I've been thinking of switching over to an orange rubbermade cooler with a false bottom, and switching over to fly sparging with a sparge arm as long as I'm going to make the change. Right now I'm doing the batch sparge in a homemade mashtun made from a square picnic cooler with a homemade manifold, but it a shakey setup at best. Do you like continuous sparging better?
 
Do you like continuous sparging better?

When I decided to go AG, I bought a cooler to convert into a mash tun. I had a junky old igloo in the garage so I just threw a valve on it and called it a hot liquor tank. I've never done a batch sparge.
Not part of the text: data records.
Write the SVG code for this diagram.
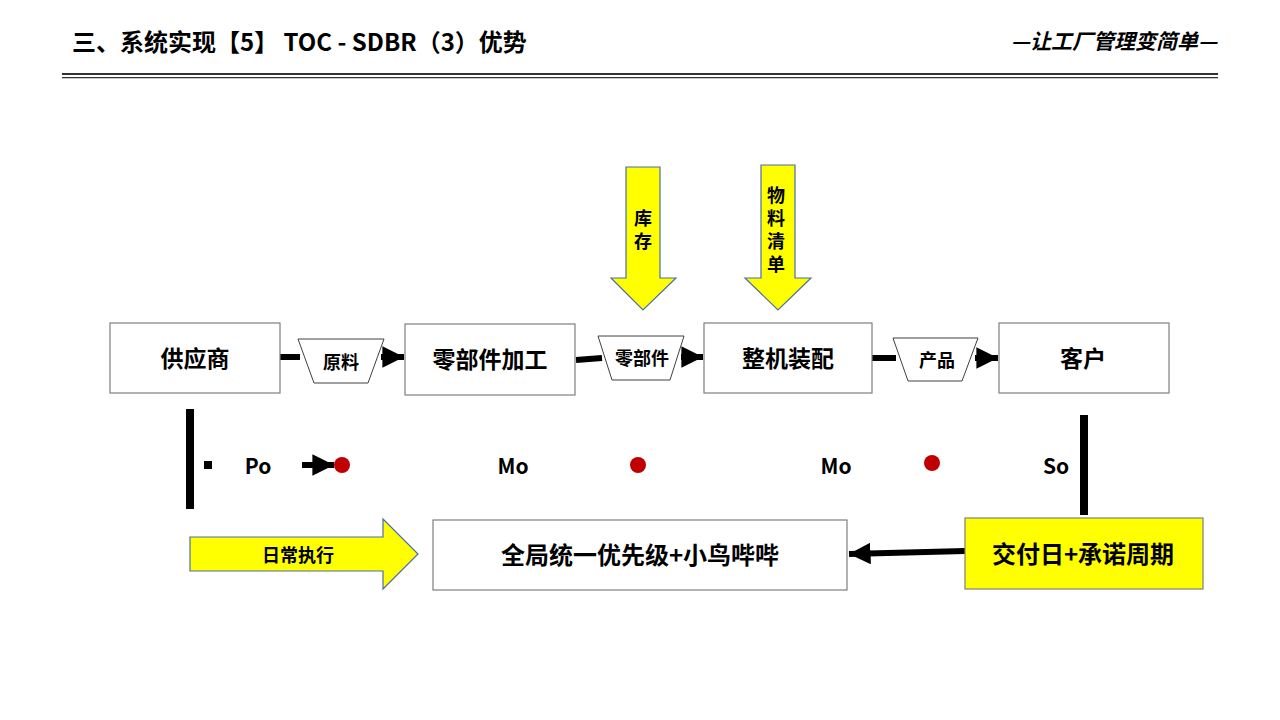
<svg xmlns="http://www.w3.org/2000/svg" width="1280" height="720" viewBox="0 0 1280 720">
<style>
  .t{font-family:"Noto Sans CJK SC","Liberation Sans",sans-serif;font-weight:bold;fill:#000;text-anchor:middle;dominant-baseline:central}
  .v{writing-mode:vertical-rl;font-size:18px;letter-spacing:5px}
  .box{fill:#fff;stroke:#7f7f7f;stroke-width:1.2}
  .trap{fill:#fff;stroke:#404040;stroke-width:1}
  .yel{fill:#ffff00;stroke:#4a6fa5;stroke-width:1.2}
  .conn{stroke:#000;stroke-width:6;fill:none}
</style>
<defs>
  <marker id="ah" viewBox="0 0 10 10" refX="10" refY="5" markerWidth="3.6" markerHeight="3.6" markerUnits="strokeWidth" orient="auto">
    <path d="M0,0 L10,5 L0,10 z" fill="#000"/>
  </marker>
</defs>
<rect width="1280" height="720" fill="#fff"/>

<g id="header">
  <text x="72" y="40" class="t" style="text-anchor:start;font-size:24px">三、系统实现【5】 TOC - SDBR（3）优势</text>
  <text x="1217" y="40" class="t" style="text-anchor:end;font-size:21px;font-style:italic">—让工厂管理变简单—</text>
  <line x1="62" y1="74" x2="1218" y2="74" stroke="#333" stroke-width="2.2"/>
  <line x1="62" y1="77.6" x2="1218" y2="77.6" stroke="#333" stroke-width="1.4"/>
</g>

<g id="connectors">
  <line class="conn" x1="280" y1="357" x2="300" y2="357"/>
  <line class="conn" x1="381" y1="357" x2="404" y2="357" marker-end="url(#ah)"/>
  <line class="conn" x1="576" y1="360" x2="602" y2="358"/>
  <line class="conn" x1="681" y1="357" x2="703" y2="357" marker-end="url(#ah)"/>
  <line class="conn" x1="872" y1="358" x2="896" y2="358"/>
  <line class="conn" x1="975" y1="358" x2="998" y2="358" marker-end="url(#ah)"/>
  <line class="conn" x1="302" y1="465" x2="334" y2="465" marker-end="url(#ah)"/>
  <line class="conn" x1="965" y1="551" x2="849" y2="554" marker-end="url(#ah)"/>
</g>

<g id="supplier">
  <rect class="box" x="110" y="323" width="170" height="70"/>
  <text class="t" x="195" y="357" style="font-size:23px">供应商</text>
</g>
<g id="raw">
  <polygon class="trap" points="298,339 384,339 368,383 314,383"/>
  <text class="t" x="341" y="361" style="font-size:18px">原料</text>
</g>
<g id="parts-proc">
  <rect class="box" x="405" y="324" width="170" height="71"/>
  <text class="t" x="490" y="358" style="font-size:23px">零部件加工</text>
</g>
<g id="parts">
  <polygon class="trap" points="598,336 684,336 670,380 612,380"/>
  <text class="t" x="642" y="357" style="font-size:18px">零部件</text>
</g>
<g id="assembly">
  <rect class="box" x="704" y="323" width="168" height="70"/>
  <text class="t" x="788" y="357" style="font-size:23px">整机装配</text>
</g>
<g id="product">
  <polygon class="trap" points="893,338 978,338 962,381 908,381"/>
  <text class="t" x="937" y="359" style="font-size:18px">产品</text>
</g>
<g id="customer">
  <rect class="box" x="999" y="323" width="170" height="70"/>
  <text class="t" x="1083" y="357" style="font-size:23px">客户</text>
</g>

<g id="inventory">
  <polygon class="yel" points="626,167 660,167 660,278 676,278 643,310 611,278 626,278"/>
  <text class="t v" x="643" y="232">库存</text>
</g>
<g id="bom">
  <polygon class="yel" points="761,165 795,165 795,278 811,278 778,310 745,278 761,278"/>
  <text class="t v" x="776" y="232">物料清单</text>
</g>

<g id="timeline">
  <rect x="186" y="409" width="8" height="100" fill="#000"/>
  <rect x="204" y="461" width="8" height="8" fill="#000"/>
  <text class="t" x="258" y="465" style="font-size:21px">Po</text>
  <circle cx="342" cy="465" r="8" fill="#c00000"/>
  <text class="t" x="513" y="465" style="font-size:21px">Mo</text>
  <circle cx="638" cy="465" r="8" fill="#c00000"/>
  <text class="t" x="836" y="465" style="font-size:21px">Mo</text>
  <circle cx="932" cy="463" r="8" fill="#c00000"/>
  <text class="t" x="1056" y="465" style="font-size:21px">So</text>
  <rect x="1080" y="415" width="8" height="100" fill="#000"/>
</g>

<g id="daily">
  <polygon class="yel" points="190,537 383,537 383,519 418,554 383,589 383,571 190,571"/>
  <text class="t" x="298" y="554" style="font-size:18px">日常执行</text>
</g>
<g id="priority">
  <rect class="box" x="433" y="520" width="414" height="70"/>
  <text class="t" x="640" y="553" style="font-size:24px">全局统一优先级+小鸟哔哔</text>
</g>
<g id="delivery">
  <rect x="965" y="518" width="238" height="71" fill="#ffff00" stroke="#7f7f7f" stroke-width="1.2"/>
  <text class="t" x="1083" y="552" style="font-size:24px">交付日+承诺周期</text>
</g>
</svg>
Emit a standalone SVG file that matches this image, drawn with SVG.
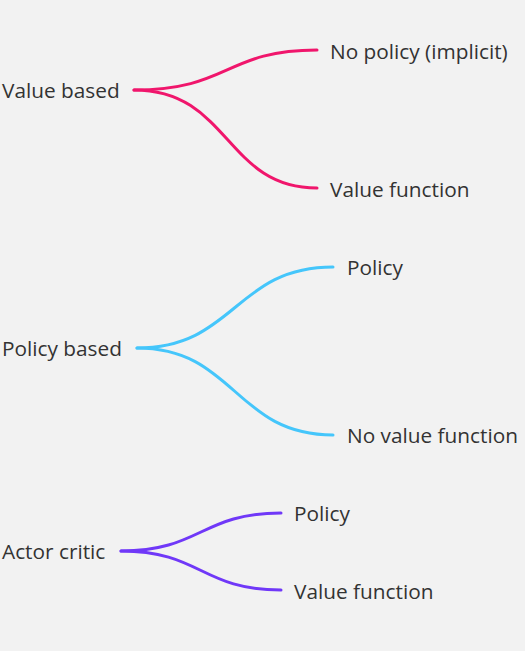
<svg xmlns="http://www.w3.org/2000/svg" width="525" height="651" viewBox="0 0 525 651">
<style>
text{font-family:"Open Sans","Noto Sans","Liberation Sans",sans-serif;font-size:20.8px;fill:#333;dominant-baseline:central}
.c{fill:none;stroke-width:3;stroke-linecap:round}
.pink{stroke:#f0166c}.cyan{stroke:#45c6fb}.purple{stroke:#7038f8}
</style>
<rect width="525" height="651" fill="#f2f2f2"/>
<g id="connectors">
<path class="c pink" d="M134,90 C230,90 225,50 317,50"/>
<path class="c pink" d="M134,90 C230,90 225,188 317,188"/>
<path class="c cyan" d="M137,348 C235,348 235,267 333,267"/>
<path class="c cyan" d="M137,348 C235,348 235,435 333,435"/>
<path class="c purple" d="M121,551 C201,551 201,513 281,513"/>
<path class="c purple" d="M121,551 C201,551 201,590 281,590"/>
</g>
<g id="value-based"><text x="2" y="90">Value based</text></g>
<g id="no-policy"><text x="330" y="51">No policy (implicit)</text></g>
<g id="value-function-1"><text x="330" y="189">Value function</text></g>
<g id="policy-based"><text x="2" y="348">Policy based</text></g>
<g id="policy-1"><text x="347" y="267">Policy</text></g>
<g id="no-value-function"><text x="347" y="435">No value function</text></g>
<g id="actor-critic"><text x="2" y="551">Actor critic</text></g>
<g id="policy-2"><text x="294" y="513">Policy</text></g>
<g id="value-function-2"><text x="294" y="591">Value function</text></g>
</svg>
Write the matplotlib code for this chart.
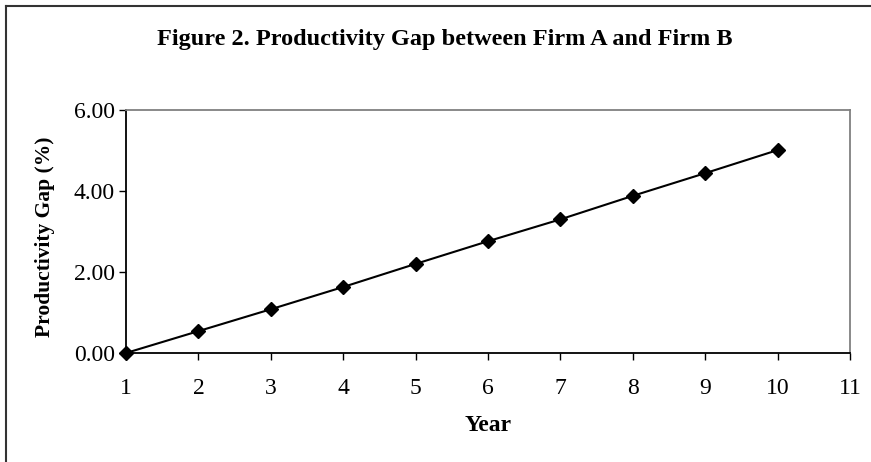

From the sounds of it, neither produces a better brew than the other. It's all about time and squeezing a little more sugar and flavor from your grains. I enjoy brewing enough that I'm not in any hurry what so ever--I routinely take 6-8 hours from start to all cleaned up. I make a day out of it and love every minute (except of course cleaning up my mess). If I didn't enjoy the process so much or something came up that spoiled my plans and I needed to save myself an hour, I'd probably just do a batch sparge. Until that day comes, I'll stick to slow fly sparging.
 
Glad I am not the only one that read that article and wondered if I was doing something wrong.

Thanks for the help again Yooper. And by the way, because of you I am addictated to Pacman yeast

In a side bar to the article, on the opposite page, it is mentioned that it is for fly sparging. Why it wasn't mentioned in the actual article is beyond me.